As ballot restrictions multiply, the state is bringing a lawsuit against the right to vote
In the past few years, the right to vote--basic to any real democratic self-government--has become controversial again. Since the Republican sweep of state legislatures in 2010, seven states have enacted fashionable new "voter ID" laws. No one even pretends these laws won't make it harder for older, poorer, less white (and, coincidentally, more Democratic) voters to cast a ballot. (The Supreme Court regrettably gave the go-ahead to these laws in the 2007 case of Crawford v. Marion County Board of Elections.)
It is almost surreal that in this moment that Arizona, which is becoming to Latinos what Mississippi once was to African Americans, is now seeking a judicial decree that voting rights are no longer a matter for Congressional concern.

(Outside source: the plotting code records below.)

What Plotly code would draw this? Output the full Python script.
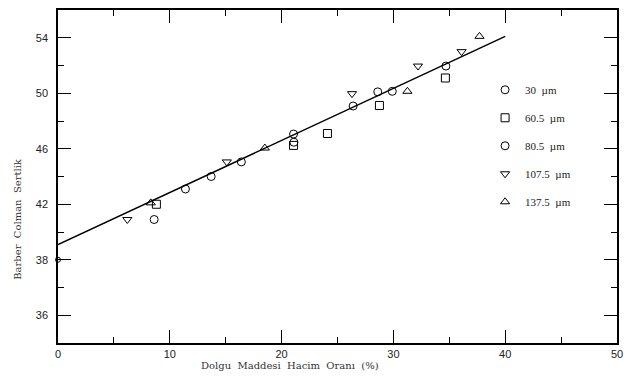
import plotly.graph_objects as go

# ---- data ----
x_30 = [11.4, 16.4, 21.07, 28.6, 34.7]
y_30 = [43.1, 45.05, 47.06, 50.1, 51.96]

x_605 = [8.8, 21.07, 24.1, 28.75, 34.65]
y_605 = [42.0, 46.24, 47.1, 49.12, 51.1]

x_805 = [8.6, 13.7, 21.1, 26.4, 29.9]
y_805 = [40.9, 44.0, 46.47, 49.08, 50.14]

x_1075 = [6.2, 15.1, 26.3, 32.2, 36.1]
y_1075 = [40.9, 45.05, 49.97, 51.96, 53.0]

x_1375 = [8.3, 18.5, 31.25, 37.7]
y_1375 = [42.1, 46.05, 50.14, 54.1]

x_zero = [0]
y_zero = [38.0]

fit_x = [0, 40]
fit_y = [39.1, 54.1]

x_ticks = [0, 10, 20, 30, 40, 50]
x_minor = [5, 15, 25, 35, 45]
y_ticks = [34, 38, 42, 46, 50, 54]
y_ticktext = ["36", "38", "42", "46", "50", "54"]
y_minor = [36, 40, 44, 48, 52]

series = [
    ("30  µm", x_30, y_30, "circle-open"),
    ("60.5  µm", x_605, y_605, "square-open"),
    ("80.5  µm", x_805, y_805, "circle-open"),
    ("107.5  µm", x_1075, y_1075, "triangle-down-open"),
    ("137.5  µm", x_1375, y_1375, "triangle-up-open"),
]

NB = "\u00a0"

fig = go.Figure()

fig.add_trace(go.Scatter(x=fit_x, y=fit_y, mode="lines",
                         line=dict(color="black", width=1.5),
                         showlegend=False, hoverinfo="skip"))

for i, (name, xs, ys, sym) in enumerate(series):
    fig.add_trace(go.Scatter(
        x=xs, y=ys, mode="markers", name=name.replace("  ", NB * 2),
        legendgroup=f"g{i}",
        marker=dict(symbol=sym, size=8, color="black",
                    line=dict(width=1, color="black")),
    ))

fig.add_trace(go.Scatter(x=x_zero, y=y_zero, mode="markers", showlegend=False,
                         cliponaxis=False,
                         marker=dict(symbol="circle-open", size=5, color="black",
                                     line=dict(width=1, color="black"))))

tickfont = dict(family="Liberation Sans", size=11, color="#222")

fig.update_xaxes(
    range=[0, 50], tickmode="array", tickvals=x_ticks,
    ticks="inside", ticklen=13, tickwidth=1.2, tickcolor="black",
    showline=True, linecolor="black", linewidth=1.5, mirror="allticks",
    showgrid=False, zeroline=False, tickfont=tickfont,
    minor=dict(tickmode="array", tickvals=x_minor, ticks="inside",
               ticklen=6, tickwidth=1, tickcolor="black", showgrid=False),
)
fig.update_yaxes(
    range=[32, 56], tickmode="array", tickvals=y_ticks, ticktext=y_ticktext,
    ticks="inside", ticklen=13, tickwidth=1.2, tickcolor="black",
    showline=True, linecolor="black", linewidth=1.5, mirror="allticks",
    showgrid=False, zeroline=False, tickfont=tickfont, ticklabelstandoff=6,
    minor=dict(tickmode="array", tickvals=y_minor, ticks="inside",
               ticklen=6, tickwidth=1, tickcolor="black", showgrid=False),
)

fig.update_layout(
    width=632, height=380,
    margin=dict(l=50, r=23, t=0, b=45),
    paper_bgcolor="white", plot_bgcolor="white",
    showlegend=True,
    legend=dict(x=0.764, y=0.804, xanchor="left", yanchor="top",
                bgcolor="rgba(0,0,0,0)", tracegroupgap=9,
                font=dict(family="Liberation Serif", size=11, color="#222")),
    annotations=[
        dict(text=f"Dolgu{NB*2}Maddesi{NB*2}Hacim{NB*2}Oranı{NB*2}(%)",
             xref="paper", yref="paper",
             x=0.415, y=-0.068, xanchor="center", yanchor="middle",
             showarrow=False,
             font=dict(family="DejaVu Serif", size=10, color="#333")),
        dict(text=f"Barber{NB*2}Colman{NB*2}Sertlik", xref="paper", yref="paper",
             x=-0.0716, y=0.373, xanchor="center", yanchor="middle",
             textangle=-90, showarrow=False,
             font=dict(family="DejaVu Serif", size=10, color="#333")),
    ],
)

fig.write_html("out.html")
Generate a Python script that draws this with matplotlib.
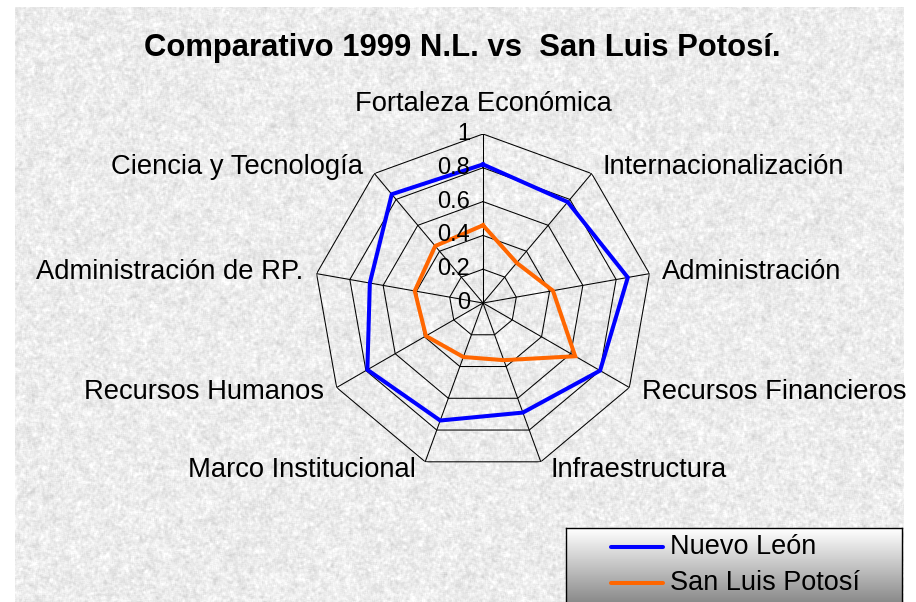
#!/usr/bin/env python3
import numpy as np
import matplotlib
matplotlib.use('Agg')
import matplotlib.pyplot as plt

plt.rcParams['font.family'] = ['Liberation Sans', 'DejaVu Sans']

title = 'Comparativo 1999 N.L. vs  San Luis Potosí.'
categories = ['Fortaleza Económica', 'Internacionalización', 'Administración',
              'Recursos Financieros', 'Infraestructura', 'Marco Institucional',
              'Recursos Humanos', 'Administración de RP.', 'Ciencia y Tecnología']
nuevo_leon = [0.82, 0.78, 0.87, 0.80, 0.69, 0.74, 0.79, 0.68, 0.84]
san_luis = [0.46, 0.31, 0.42, 0.63, 0.36, 0.34, 0.39, 0.41, 0.44]
series_names = ['Nuevo León', 'San Luis Potosí']
series_colors = ['#0000ff', '#ff6600']
rings = [0.2, 0.4, 0.6, 0.8, 1.0]
ring_labels = ['0', '0.2', '0.4', '0.6', '0.8', '1']


def blur(a, r):
    out = np.zeros_like(a)
    for dy in range(-r, r + 1):
        for dx in range(-r, r + 1):
            out += np.roll(np.roll(a, dy, 0), dx, 1)
    out /= (2 * r + 1) ** 2
    return (out - out.mean()) / out.std()


def granite(h, w, seed=7):
    # mottled light grey stone texture for the slide background
    rng = np.random.default_rng(seed)
    fine = blur(rng.normal(size=(h, w)), 1)
    mid = blur(rng.normal(size=(h, w)), 3)
    tex = 0.925 + 0.024 * fine + 0.014 * mid
    return np.clip(tex, 0.7, 1.0)


W, H = 916, 602
fig = plt.figure(figsize=(W / 100, H / 100), dpi=100)
fig.patch.set_facecolor('white')

# background
bg = fig.add_axes([15 / W, 0, 889 / W, 595 / H])
bg.imshow(granite(595, 889), cmap='gray', vmin=0, vmax=1,
          interpolation='nearest', aspect='auto')
bg.set_axis_off()

fig.text(462 / W, 1 - 48 / H, title, ha='center', va='center',
         fontsize=22.3, fontweight='bold')

# radar
cx, cy, R = 483, 303, 169
ax = fig.add_axes([(cx - R) / W, (H - cy - R) / H, 2 * R / W, 2 * R / H],
                  projection='polar')
ax.set_facecolor('none')
ax.set_theta_offset(np.pi / 2)
ax.set_theta_direction(-1)
ax.set_ylim(0, 1)
ax.grid(False)
ax.set_xticks([])
ax.set_yticks([])
ax.spines['polar'].set_visible(False)

n = len(categories)
theta = np.arange(n) * 2 * np.pi / n
closed = np.append(theta, theta[0])

for r in rings:
    ax.plot(closed, [r] * (n + 1), color='black', lw=0.75, zorder=1)
for t in theta:
    ax.plot([t, t], [0, 1], color='black', lw=0.75, zorder=1)

for vals, col in zip([nuevo_leon, san_luis], series_colors):
    ax.plot(closed, vals + vals[:1], color=col, lw=2.9, zorder=3,
            solid_joinstyle='miter')

for r, lab in zip([0] + rings, ring_labels):
    ax.annotate(lab, xy=(0, r), xytext=(-13, 0), textcoords='offset pixels',
                ha='right', va='center', fontsize=17, zorder=4)

for t, lab in zip(theta, categories):
    ang = np.pi / 2 - t
    c, s = np.cos(ang), np.sin(ang)
    if abs(c) < 0.1:
        ha, off = 'center', (0, 30)
    else:
        ha = 'left' if c > 0 else 'right'
        off = (np.sign(c) * (8 + 5 * abs(c)), 9 * s)
    ax.annotate(lab, xy=(t, 1), xytext=off, textcoords='offset pixels',
                ha=ha, va='center', fontsize=19.7, annotation_clip=False)

# legend box with grey gradient
lg = fig.add_axes([566 / W, -20 / H, 336 / W, 94 / H])
grad = np.linspace(1.0, 0.42, 100).reshape(-1, 1)
lg.imshow(grad, cmap='gray', vmin=0, vmax=1, aspect='auto',
          extent=[0, 336, 0, 94])
lg.set_xlim(0, 336)
lg.set_ylim(0, 94)
lg.set_xticks([])
lg.set_yticks([])
for sp in lg.spines.values():
    sp.set_linewidth(1.0)
for i, (name, col) in enumerate(zip(series_names, series_colors)):
    yy = 94 - 19 - 36 * i
    lg.plot([45, 97], [yy, yy], color=col, lw=2.9, solid_capstyle='round')
    lg.text(104, yy, name, ha='left', va='center', fontsize=19.5)

plt.savefig('out.png', dpi=100)
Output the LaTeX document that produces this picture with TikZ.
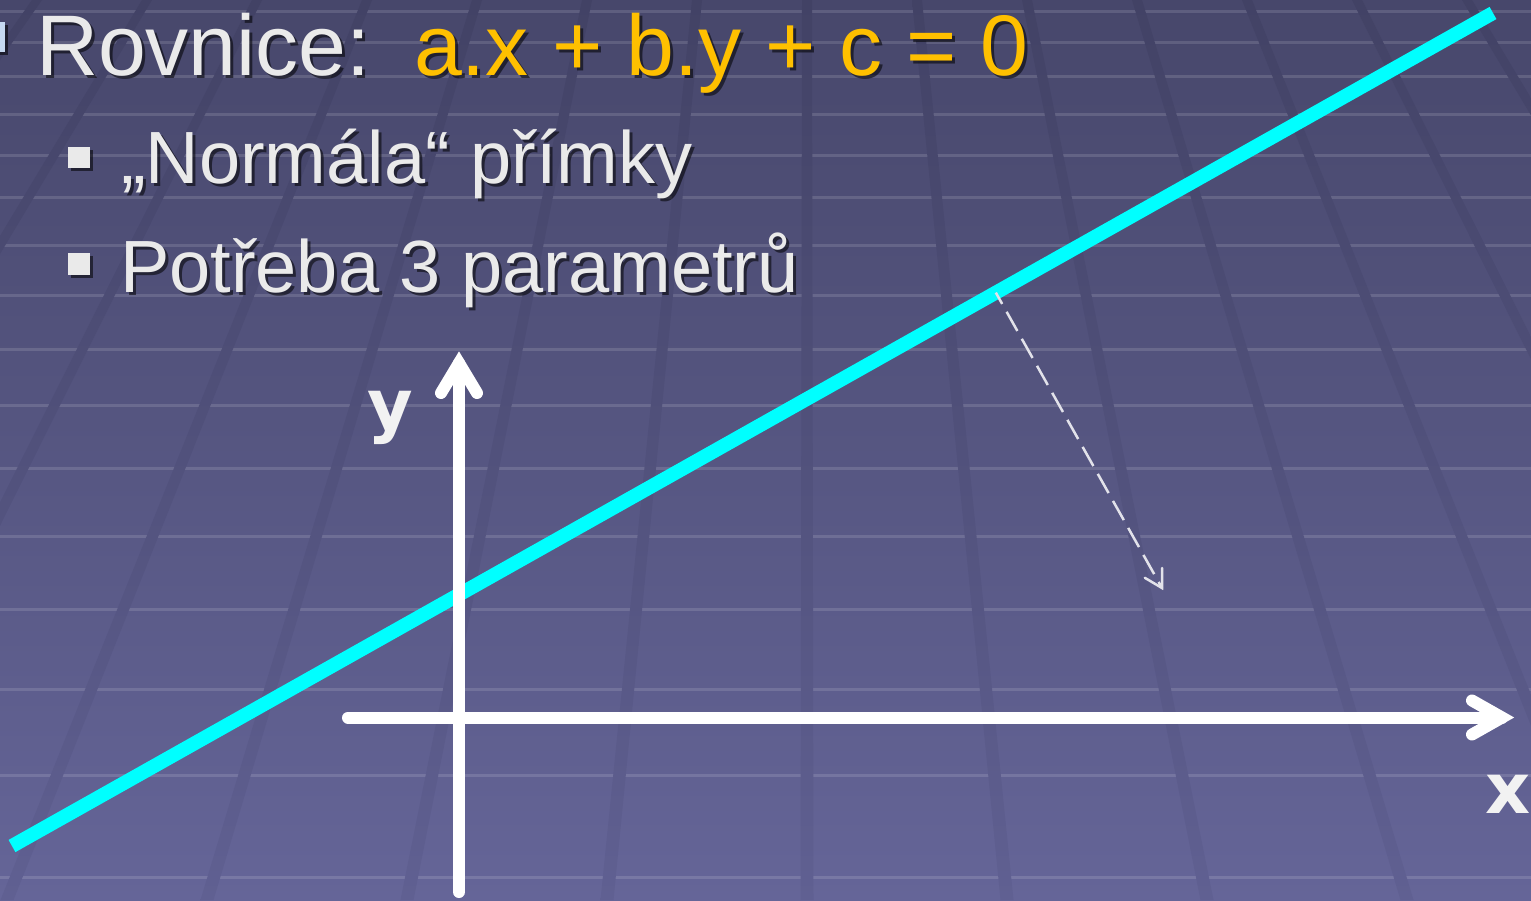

Arizona's new Republican Attorney General, Tom Horne, filed a suit last month asking a federal court to declare that § 5 of the Voting Rights Act of 1965 is unconstitutional. Arizona--in some ways the Mississippi of the 21st Century--is a weird plaintiff, and its claims are even weirder; but weirder claims have succeeded in the past. The Supreme Court signaled in 2009 that it was a bit weary of all this right-to-vote business. If "state's-rights" advocates succeed in weakening the Act, and gutting Congress's enforcement power under the Fifteenth Amendment, it will be a matter of serious concern.
Few pieces of legislation in American history have been so successful as the Voting Rights Act, passed in 1965 at the height of the Civil Rights Movement. It revolutionized Southern politics, opening the voting rolls to all, enabling the election of minority candidates and further creating an incentive for coalition politics that the old white South could never have produced.
The Act uses two major tools. Section Two forbids any state from imposing a "voting qualification or prerequisite to voting, or standard, practice, or procedure" that will in effect "deny or abridge the right of any citizen of the United States to vote on account of race or color." Obviously, Section Two outlaws white primaries and discriminatory literacy tests of the old-South kind; but it covers much more than the right to cast a ballot--it forbids states from changing election procedures, registration schedules, districts, or anything else if the effect will to block or dilute the voting power of minorities. Section Two can be enforced by a lawsuit by the federal government or by private parties.
Section Two isn't at issue in the Arizona case; what the state is challenging is Section Five, the "pre-clearance" section. Preclearance is designed to pick out those states and counties where discrimination has been most rampant and make lawsuits unnecessary. The original Act specified special procedures for states that, in 1964, had racially disparate procedures in effect, if those racist procedures had been successful in keeping voter registration or participation at less than 50 percent of the eligible voters in the 1964 elections. Those states were required to obtain "preclearance" from the U.S. Department of Justice--a procedure that was to take 60 days--of any changes in election laws. States that didn't want to seek preclearance could go to court seeking a judgment that those changes don't violate the act.
The VRA as passed was a temporary measure, set to expire in 1970. But as I said above, the Act was a thumping success. Congress has re-examined the question and re-authorized the Act repeatedly--in 1970, 1975, 1982, 1992, and 2006--tweaking the test for which jurisdictions require preclearance. The most recent reauthorization, in 2006, passed a Republican-majority House by 390-33 and a Republican-led Senate by 98-0. The considered, bipartisan judgment of our nation's political leadership is that blocking racial bars to voting is good policy.
Under the amended VRA, Arizona is a "covered jurisdiction," required to obtain pre-clearance, because until 1975 it provided election materials only in English, despite a substantial Latino population. The state has a long history of hostility to voting by Latinos and by Native Americans, and for much of the 20th Century it used discriminatory literacy tests--and informal harassment at the polls--to keep the their vote down. (One participant in such "voter challenges" was none other than the young William H. Rehnquist.)
AG Horne, however, says that's all in the past. "We are being severely penalized for something that happened in 1972 that was corrected in 1975. It's not only unconstitutional, I think you could describe it as crazy." Remarkably, he adds, "And nobody's out there trying to stop people with Hispanic surnames from voting."
For anyone who has visited Arizona recently (as I have) or, for that matter, reads newspapers, the idea that voting rights in Arizona are uncontroversial is a bit peculiar. As for Horne's claim that "nobody" is trying to stop Latinos from voting, Arizona Rep. Steve Farley (D-Tucson) offers a slight amendment: "Except the people with black shirts and video cameras that have been intimidating people at predominately Latino polling places."